[start of Data section]

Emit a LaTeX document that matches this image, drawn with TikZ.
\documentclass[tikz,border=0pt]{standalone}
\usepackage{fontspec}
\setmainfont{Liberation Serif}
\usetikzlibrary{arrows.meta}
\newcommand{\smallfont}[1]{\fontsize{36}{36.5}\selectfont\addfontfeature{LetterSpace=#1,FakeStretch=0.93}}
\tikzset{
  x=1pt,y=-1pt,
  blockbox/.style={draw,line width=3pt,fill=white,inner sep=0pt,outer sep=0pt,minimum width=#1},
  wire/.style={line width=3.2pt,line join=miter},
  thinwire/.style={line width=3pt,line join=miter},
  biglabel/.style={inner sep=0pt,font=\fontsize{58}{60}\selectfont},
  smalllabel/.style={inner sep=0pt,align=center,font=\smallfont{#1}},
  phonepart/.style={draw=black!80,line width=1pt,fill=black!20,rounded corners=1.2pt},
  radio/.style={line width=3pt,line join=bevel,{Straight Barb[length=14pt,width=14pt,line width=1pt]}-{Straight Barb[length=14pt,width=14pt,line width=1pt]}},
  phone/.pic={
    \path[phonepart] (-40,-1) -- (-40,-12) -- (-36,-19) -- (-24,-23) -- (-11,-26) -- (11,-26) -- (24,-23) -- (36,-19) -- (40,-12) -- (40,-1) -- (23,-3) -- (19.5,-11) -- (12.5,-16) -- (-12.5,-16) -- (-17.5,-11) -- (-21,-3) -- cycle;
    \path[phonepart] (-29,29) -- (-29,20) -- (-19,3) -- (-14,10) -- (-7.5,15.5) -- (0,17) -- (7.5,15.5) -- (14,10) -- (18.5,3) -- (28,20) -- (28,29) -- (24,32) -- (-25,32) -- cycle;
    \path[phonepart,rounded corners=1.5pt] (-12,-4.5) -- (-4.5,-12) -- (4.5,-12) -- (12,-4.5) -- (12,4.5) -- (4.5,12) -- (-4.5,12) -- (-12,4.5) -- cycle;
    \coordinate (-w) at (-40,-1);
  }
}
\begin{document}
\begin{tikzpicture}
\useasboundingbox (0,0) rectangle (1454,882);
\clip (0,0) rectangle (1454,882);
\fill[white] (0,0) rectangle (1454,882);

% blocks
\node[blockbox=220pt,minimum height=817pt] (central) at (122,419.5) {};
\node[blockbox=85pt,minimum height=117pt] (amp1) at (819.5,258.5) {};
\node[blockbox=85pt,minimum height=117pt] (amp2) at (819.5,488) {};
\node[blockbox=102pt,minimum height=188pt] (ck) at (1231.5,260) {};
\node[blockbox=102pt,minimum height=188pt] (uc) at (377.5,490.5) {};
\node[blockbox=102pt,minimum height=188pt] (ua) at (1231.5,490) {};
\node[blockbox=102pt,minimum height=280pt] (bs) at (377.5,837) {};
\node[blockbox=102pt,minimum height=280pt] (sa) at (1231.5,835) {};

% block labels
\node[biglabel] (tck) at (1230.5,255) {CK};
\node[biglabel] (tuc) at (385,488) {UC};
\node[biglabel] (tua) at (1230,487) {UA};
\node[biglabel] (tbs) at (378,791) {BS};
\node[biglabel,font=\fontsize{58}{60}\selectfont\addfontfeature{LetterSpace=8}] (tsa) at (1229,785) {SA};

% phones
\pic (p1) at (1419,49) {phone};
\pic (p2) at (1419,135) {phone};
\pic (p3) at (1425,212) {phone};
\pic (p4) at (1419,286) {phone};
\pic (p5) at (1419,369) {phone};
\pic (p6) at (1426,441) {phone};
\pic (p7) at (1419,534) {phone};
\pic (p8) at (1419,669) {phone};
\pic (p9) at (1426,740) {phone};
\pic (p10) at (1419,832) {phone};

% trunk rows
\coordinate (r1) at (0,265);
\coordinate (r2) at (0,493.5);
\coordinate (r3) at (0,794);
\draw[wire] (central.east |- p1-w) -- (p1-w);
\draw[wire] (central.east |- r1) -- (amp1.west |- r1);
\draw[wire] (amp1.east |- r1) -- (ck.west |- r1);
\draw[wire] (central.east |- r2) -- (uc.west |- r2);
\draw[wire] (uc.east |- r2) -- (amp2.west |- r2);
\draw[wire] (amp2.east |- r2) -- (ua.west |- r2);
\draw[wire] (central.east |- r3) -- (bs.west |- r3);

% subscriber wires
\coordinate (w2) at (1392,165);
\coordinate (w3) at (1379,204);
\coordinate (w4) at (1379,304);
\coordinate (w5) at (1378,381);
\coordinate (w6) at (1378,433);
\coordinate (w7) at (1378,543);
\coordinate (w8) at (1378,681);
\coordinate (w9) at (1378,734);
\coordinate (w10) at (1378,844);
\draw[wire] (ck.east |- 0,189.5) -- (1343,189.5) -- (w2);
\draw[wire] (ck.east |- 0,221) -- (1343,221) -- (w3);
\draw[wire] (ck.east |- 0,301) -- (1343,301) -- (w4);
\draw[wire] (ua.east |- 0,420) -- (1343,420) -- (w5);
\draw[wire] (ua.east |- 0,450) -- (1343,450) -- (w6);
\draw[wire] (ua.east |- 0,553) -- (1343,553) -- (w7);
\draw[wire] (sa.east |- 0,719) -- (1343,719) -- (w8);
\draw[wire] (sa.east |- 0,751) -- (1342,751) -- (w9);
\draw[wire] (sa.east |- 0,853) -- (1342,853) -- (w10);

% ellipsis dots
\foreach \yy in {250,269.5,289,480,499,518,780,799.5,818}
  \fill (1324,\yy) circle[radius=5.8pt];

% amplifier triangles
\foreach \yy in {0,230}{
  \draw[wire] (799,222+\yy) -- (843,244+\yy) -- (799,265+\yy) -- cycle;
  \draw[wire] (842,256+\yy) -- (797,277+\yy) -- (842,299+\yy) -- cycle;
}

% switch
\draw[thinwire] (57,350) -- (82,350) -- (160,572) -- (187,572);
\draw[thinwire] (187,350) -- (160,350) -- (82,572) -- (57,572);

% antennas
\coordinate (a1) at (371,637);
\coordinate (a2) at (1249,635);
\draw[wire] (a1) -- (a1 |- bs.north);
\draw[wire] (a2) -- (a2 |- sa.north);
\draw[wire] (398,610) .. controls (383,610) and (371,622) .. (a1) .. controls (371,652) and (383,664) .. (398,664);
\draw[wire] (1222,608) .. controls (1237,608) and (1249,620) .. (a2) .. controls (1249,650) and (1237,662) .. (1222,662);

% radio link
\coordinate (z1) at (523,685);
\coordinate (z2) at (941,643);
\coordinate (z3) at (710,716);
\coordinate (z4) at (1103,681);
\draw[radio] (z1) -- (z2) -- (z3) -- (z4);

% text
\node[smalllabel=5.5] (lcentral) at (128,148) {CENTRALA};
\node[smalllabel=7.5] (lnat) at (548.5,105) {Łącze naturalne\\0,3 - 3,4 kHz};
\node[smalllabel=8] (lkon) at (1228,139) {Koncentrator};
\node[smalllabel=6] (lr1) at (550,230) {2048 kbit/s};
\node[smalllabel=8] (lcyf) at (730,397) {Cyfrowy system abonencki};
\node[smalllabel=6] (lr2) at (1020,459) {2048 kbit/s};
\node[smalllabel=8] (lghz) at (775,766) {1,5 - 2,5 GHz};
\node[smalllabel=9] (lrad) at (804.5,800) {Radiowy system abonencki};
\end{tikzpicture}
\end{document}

[end of Data section]

▶ _Task to carry out_
Please repeat the listing exactly, with nothing left out.

▶ _Exercise response_
Emit a LaTeX document that matches this image, drawn with TikZ.
\documentclass[tikz,border=0pt]{standalone}
\usepackage{fontspec}
\setmainfont{Liberation Serif}
\usetikzlibrary{arrows.meta}
\newcommand{\smallfont}[1]{\fontsize{36}{36.5}\selectfont\addfontfeature{LetterSpace=#1,FakeStretch=0.93}}
\tikzset{
  x=1pt,y=-1pt,
  blockbox/.style={draw,line width=3pt,fill=white,inner sep=0pt,outer sep=0pt,minimum width=#1},
  wire/.style={line width=3.2pt,line join=miter},
  thinwire/.style={line width=3pt,line join=miter},
  biglabel/.style={inner sep=0pt,font=\fontsize{58}{60}\selectfont},
  smalllabel/.style={inner sep=0pt,align=center,font=\smallfont{#1}},
  phonepart/.style={draw=black!80,line width=1pt,fill=black!20,rounded corners=1.2pt},
  radio/.style={line width=3pt,line join=bevel,{Straight Barb[length=14pt,width=14pt,line width=1pt]}-{Straight Barb[length=14pt,width=14pt,line width=1pt]}},
  phone/.pic={
    \path[phonepart] (-40,-1) -- (-40,-12) -- (-36,-19) -- (-24,-23) -- (-11,-26) -- (11,-26) -- (24,-23) -- (36,-19) -- (40,-12) -- (40,-1) -- (23,-3) -- (19.5,-11) -- (12.5,-16) -- (-12.5,-16) -- (-17.5,-11) -- (-21,-3) -- cycle;
    \path[phonepart] (-29,29) -- (-29,20) -- (-19,3) -- (-14,10) -- (-7.5,15.5) -- (0,17) -- (7.5,15.5) -- (14,10) -- (18.5,3) -- (28,20) -- (28,29) -- (24,32) -- (-25,32) -- cycle;
    \path[phonepart,rounded corners=1.5pt] (-12,-4.5) -- (-4.5,-12) -- (4.5,-12) -- (12,-4.5) -- (12,4.5) -- (4.5,12) -- (-4.5,12) -- (-12,4.5) -- cycle;
    \coordinate (-w) at (-40,-1);
  }
}
\begin{document}
\begin{tikzpicture}
\useasboundingbox (0,0) rectangle (1454,882);
\clip (0,0) rectangle (1454,882);
\fill[white] (0,0) rectangle (1454,882);

% blocks
\node[blockbox=220pt,minimum height=817pt] (central) at (122,419.5) {};
\node[blockbox=85pt,minimum height=117pt] (amp1) at (819.5,258.5) {};
\node[blockbox=85pt,minimum height=117pt] (amp2) at (819.5,488) {};
\node[blockbox=102pt,minimum height=188pt] (ck) at (1231.5,260) {};
\node[blockbox=102pt,minimum height=188pt] (uc) at (377.5,490.5) {};
\node[blockbox=102pt,minimum height=188pt] (ua) at (1231.5,490) {};
\node[blockbox=102pt,minimum height=280pt] (bs) at (377.5,837) {};
\node[blockbox=102pt,minimum height=280pt] (sa) at (1231.5,835) {};

% block labels
\node[biglabel] (tck) at (1230.5,255) {CK};
\node[biglabel] (tuc) at (385,488) {UC};
\node[biglabel] (tua) at (1230,487) {UA};
\node[biglabel] (tbs) at (378,791) {BS};
\node[biglabel,font=\fontsize{58}{60}\selectfont\addfontfeature{LetterSpace=8}] (tsa) at (1229,785) {SA};

% phones
\pic (p1) at (1419,49) {phone};
\pic (p2) at (1419,135) {phone};
\pic (p3) at (1425,212) {phone};
\pic (p4) at (1419,286) {phone};
\pic (p5) at (1419,369) {phone};
\pic (p6) at (1426,441) {phone};
\pic (p7) at (1419,534) {phone};
\pic (p8) at (1419,669) {phone};
\pic (p9) at (1426,740) {phone};
\pic (p10) at (1419,832) {phone};

% trunk rows
\coordinate (r1) at (0,265);
\coordinate (r2) at (0,493.5);
\coordinate (r3) at (0,794);
\draw[wire] (central.east |- p1-w) -- (p1-w);
\draw[wire] (central.east |- r1) -- (amp1.west |- r1);
\draw[wire] (amp1.east |- r1) -- (ck.west |- r1);
\draw[wire] (central.east |- r2) -- (uc.west |- r2);
\draw[wire] (uc.east |- r2) -- (amp2.west |- r2);
\draw[wire] (amp2.east |- r2) -- (ua.west |- r2);
\draw[wire] (central.east |- r3) -- (bs.west |- r3);

% subscriber wires
\coordinate (w2) at (1392,165);
\coordinate (w3) at (1379,204);
\coordinate (w4) at (1379,304);
\coordinate (w5) at (1378,381);
\coordinate (w6) at (1378,433);
\coordinate (w7) at (1378,543);
\coordinate (w8) at (1378,681);
\coordinate (w9) at (1378,734);
\coordinate (w10) at (1378,844);
\draw[wire] (ck.east |- 0,189.5) -- (1343,189.5) -- (w2);
\draw[wire] (ck.east |- 0,221) -- (1343,221) -- (w3);
\draw[wire] (ck.east |- 0,301) -- (1343,301) -- (w4);
\draw[wire] (ua.east |- 0,420) -- (1343,420) -- (w5);
\draw[wire] (ua.east |- 0,450) -- (1343,450) -- (w6);
\draw[wire] (ua.east |- 0,553) -- (1343,553) -- (w7);
\draw[wire] (sa.east |- 0,719) -- (1343,719) -- (w8);
\draw[wire] (sa.east |- 0,751) -- (1342,751) -- (w9);
\draw[wire] (sa.east |- 0,853) -- (1342,853) -- (w10);

% ellipsis dots
\foreach \yy in {250,269.5,289,480,499,518,780,799.5,818}
  \fill (1324,\yy) circle[radius=5.8pt];

% amplifier triangles
\foreach \yy in {0,230}{
  \draw[wire] (799,222+\yy) -- (843,244+\yy) -- (799,265+\yy) -- cycle;
  \draw[wire] (842,256+\yy) -- (797,277+\yy) -- (842,299+\yy) -- cycle;
}

% switch
\draw[thinwire] (57,350) -- (82,350) -- (160,572) -- (187,572);
\draw[thinwire] (187,350) -- (160,350) -- (82,572) -- (57,572);

% antennas
\coordinate (a1) at (371,637);
\coordinate (a2) at (1249,635);
\draw[wire] (a1) -- (a1 |- bs.north);
\draw[wire] (a2) -- (a2 |- sa.north);
\draw[wire] (398,610) .. controls (383,610) and (371,622) .. (a1) .. controls (371,652) and (383,664) .. (398,664);
\draw[wire] (1222,608) .. controls (1237,608) and (1249,620) .. (a2) .. controls (1249,650) and (1237,662) .. (1222,662);

% radio link
\coordinate (z1) at (523,685);
\coordinate (z2) at (941,643);
\coordinate (z3) at (710,716);
\coordinate (z4) at (1103,681);
\draw[radio] (z1) -- (z2) -- (z3) -- (z4);

% text
\node[smalllabel=5.5] (lcentral) at (128,148) {CENTRALA};
\node[smalllabel=7.5] (lnat) at (548.5,105) {Łącze naturalne\\0,3 - 3,4 kHz};
\node[smalllabel=8] (lkon) at (1228,139) {Koncentrator};
\node[smalllabel=6] (lr1) at (550,230) {2048 kbit/s};
\node[smalllabel=8] (lcyf) at (730,397) {Cyfrowy system abonencki};
\node[smalllabel=6] (lr2) at (1020,459) {2048 kbit/s};
\node[smalllabel=8] (lghz) at (775,766) {1,5 - 2,5 GHz};
\node[smalllabel=9] (lrad) at (804.5,800) {Radiowy system abonencki};
\end{tikzpicture}
\end{document}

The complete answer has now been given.